Plotting code records
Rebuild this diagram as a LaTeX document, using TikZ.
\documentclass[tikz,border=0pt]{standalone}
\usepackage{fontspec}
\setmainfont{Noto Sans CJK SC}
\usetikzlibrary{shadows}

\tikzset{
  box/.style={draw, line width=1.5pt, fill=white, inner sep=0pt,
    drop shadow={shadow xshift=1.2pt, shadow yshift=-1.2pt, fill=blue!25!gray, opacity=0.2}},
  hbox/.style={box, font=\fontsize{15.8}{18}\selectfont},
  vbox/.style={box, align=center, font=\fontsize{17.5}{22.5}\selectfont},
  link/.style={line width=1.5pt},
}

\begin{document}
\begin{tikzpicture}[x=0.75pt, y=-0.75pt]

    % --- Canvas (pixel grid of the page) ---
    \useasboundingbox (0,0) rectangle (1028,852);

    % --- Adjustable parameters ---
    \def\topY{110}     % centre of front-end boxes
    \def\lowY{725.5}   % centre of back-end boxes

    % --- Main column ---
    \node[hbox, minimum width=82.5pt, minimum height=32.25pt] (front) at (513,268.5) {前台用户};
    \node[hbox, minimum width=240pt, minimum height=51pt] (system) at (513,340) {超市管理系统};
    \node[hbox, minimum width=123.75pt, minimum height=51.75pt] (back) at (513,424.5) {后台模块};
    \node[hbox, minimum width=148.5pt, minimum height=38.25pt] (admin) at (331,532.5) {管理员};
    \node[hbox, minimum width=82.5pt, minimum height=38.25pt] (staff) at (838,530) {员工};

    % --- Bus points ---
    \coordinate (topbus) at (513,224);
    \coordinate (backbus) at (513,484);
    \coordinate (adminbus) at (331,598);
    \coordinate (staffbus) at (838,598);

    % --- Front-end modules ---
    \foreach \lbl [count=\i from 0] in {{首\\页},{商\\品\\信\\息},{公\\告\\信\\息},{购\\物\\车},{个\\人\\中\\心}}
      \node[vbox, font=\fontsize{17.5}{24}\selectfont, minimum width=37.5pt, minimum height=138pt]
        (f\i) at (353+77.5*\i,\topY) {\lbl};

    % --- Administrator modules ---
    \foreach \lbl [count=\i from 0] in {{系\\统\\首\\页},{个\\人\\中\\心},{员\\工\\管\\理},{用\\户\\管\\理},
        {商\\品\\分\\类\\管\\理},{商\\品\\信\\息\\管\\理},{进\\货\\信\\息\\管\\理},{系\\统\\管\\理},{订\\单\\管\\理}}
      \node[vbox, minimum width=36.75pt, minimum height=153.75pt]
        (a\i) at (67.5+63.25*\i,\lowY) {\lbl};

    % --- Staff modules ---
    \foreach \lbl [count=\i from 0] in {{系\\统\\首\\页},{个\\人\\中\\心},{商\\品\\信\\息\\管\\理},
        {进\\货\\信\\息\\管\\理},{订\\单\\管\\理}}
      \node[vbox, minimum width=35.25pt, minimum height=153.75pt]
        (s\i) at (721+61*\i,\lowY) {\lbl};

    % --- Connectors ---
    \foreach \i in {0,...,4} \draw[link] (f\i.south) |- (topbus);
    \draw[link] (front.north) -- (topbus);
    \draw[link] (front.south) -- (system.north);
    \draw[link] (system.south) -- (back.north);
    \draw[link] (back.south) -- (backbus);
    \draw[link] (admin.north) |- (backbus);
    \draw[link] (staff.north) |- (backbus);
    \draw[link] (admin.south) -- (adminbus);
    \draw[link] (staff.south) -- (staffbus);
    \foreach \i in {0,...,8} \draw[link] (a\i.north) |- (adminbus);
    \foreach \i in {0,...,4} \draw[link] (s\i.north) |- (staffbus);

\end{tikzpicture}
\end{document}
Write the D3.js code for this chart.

*STATED TASK*
List the lines of the material in which the word "this" occurs.

*OUTPUT OF THE EXERCISE*
Rebuild this diagram as a LaTeX document, using TikZ.
Write the D3.js code for this chart.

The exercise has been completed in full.